Agora, as tramas urbanas têm se demonstrado mais complexas, quando um político é retratado, não há um estereótipo pronto. Ele entra na trama com questões a serem discutidas. Vimos isso em Duas Caras, onde os contra-pontos eram fortes (Juvenal Antena x Evilásio). Eu não colocaria o fato, então, tão determinista como positivo ou negativo. Acho que a discussão é sempre válida.
• Você poderia dar seu comentário sobre os personagens Odorico Paraguaçu, Roberto Caxias e Romildo Rosa?
Odorico Paraguaçu – O prefeito de Sucupira é a caricatura perfeita do senso comum em relação ao político brasileiro. Uma boa construção aliada a uma boa interpretação que gerou um ícone da televisão brasileira.
Roberto Caxias – O senador é um protótipo de político ideal. Honesto e ético, acredita em seus ideais e trabalha por um país melhor. Marcou principalmente pela ampliação do debate sobre o tema.
Romildo Rosa – Apresentado a princípio como um estereótipo do político corrupto. Mas, com o decorrer da trama foi demonstrando traços de um personagem complexo, que ama os filhos, tem uma mulher ideal, tanto que foi se transformando aos poucos e, no final da novela, teve sua redenção. Pagou por seus crimes e se tornou uma pessoa melhor.
• Quais outros personagens políticos das telenovelas você julga marcante? Por quê?

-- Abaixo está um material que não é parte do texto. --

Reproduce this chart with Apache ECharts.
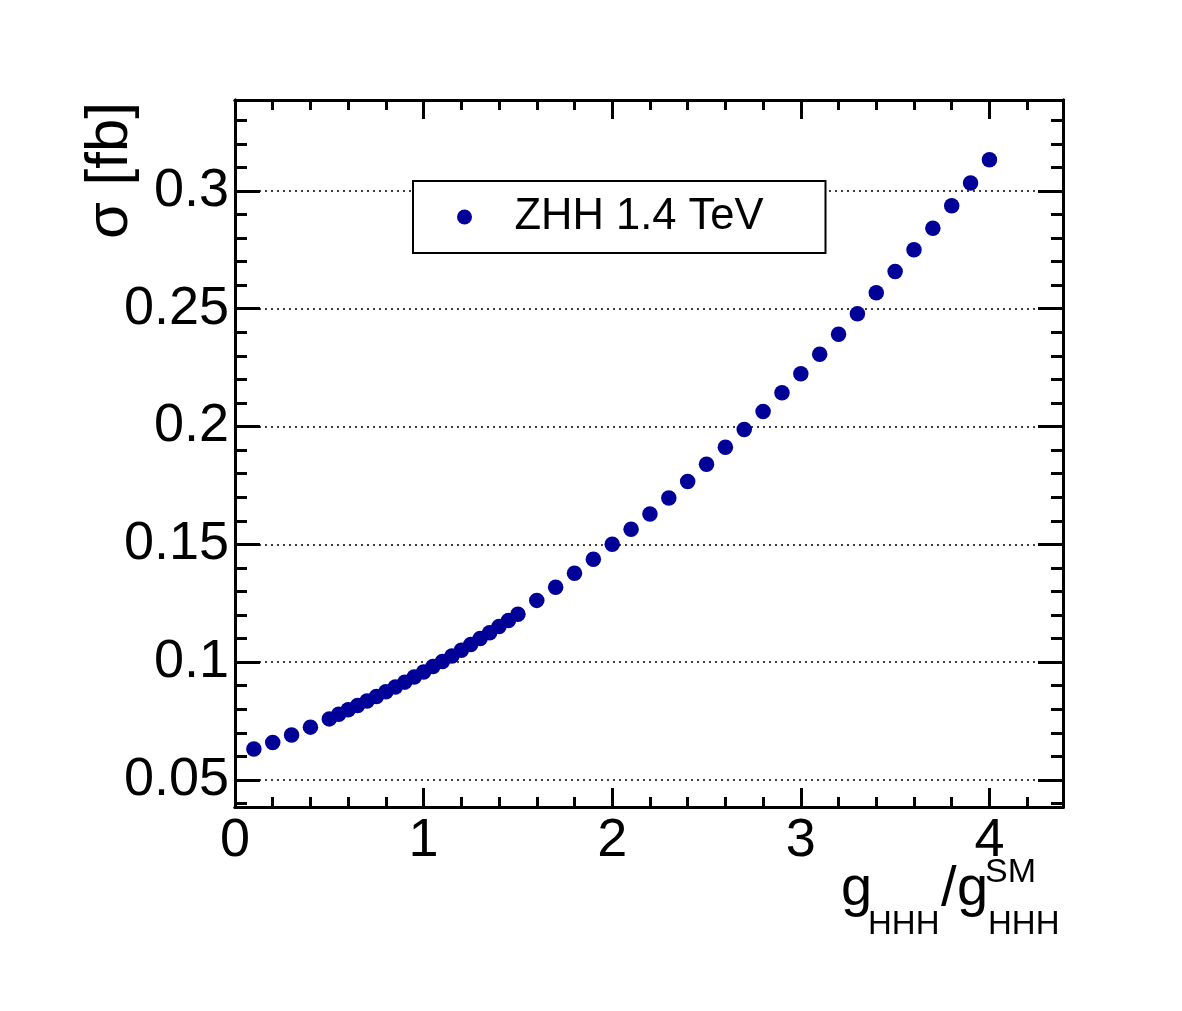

Além de todos que já citei, queria ressaltar a importância do ano de 1989. Primeira eleição direta para presidente após a ditadura, Collor x Lula. Na televisão tínhamos duas tramas O Salvador da Pátria e Que Rei Sou Eu? Em o Salvador da Pátria, um homem simples do campo, Sassá Mutema, é envolvido em vários golpes e se torna um político corrupto. Em que Rei Sou Eu? há uma paródia ao Brasil através de um reino distante, onde os conselheiros da rainha são corruptos e um falso rei é apresentado ao povo, enquanto o verdadeiro herdeiro, Jean Pierre luta contra as injustiças locais e sonha em assumir a coroa para salvar a todos. Os dois personagens foram associados pela crítica aos candidatos principais daquela eleição: Lula = Sassá Mutema, Collor = Jean Pierre. Até o discurso final de Jean Pierre no último capítulo começa com “vencemos, minha gente”. “Minha gente” era o bordão de Collor. Não há como afirmar que as duas tramas tenham influenciado o resultado das eleições, mas que as caracterizações e intenção da Rede Globo são claras, isso são.
Uma novela do Lauro que não citei é Escalada (na Rede Globo), que teve um remake na Rede Record recentemente com o nome Cidadão Brasileiro. Fala da ascensão de Antonio Maciel desde sua origem pobre até a velhice. Em um determinado momento da vida, ele é prefeito de uma cidade, mas fora o cargo político, a questão política faz parte de toda a trama.
Dica: as novelas que sempre retratam políticos são as de Aguinaldo Silva e as de Lauro César Muniz (autores ainda vivo), além de Dias Gomes já falecido.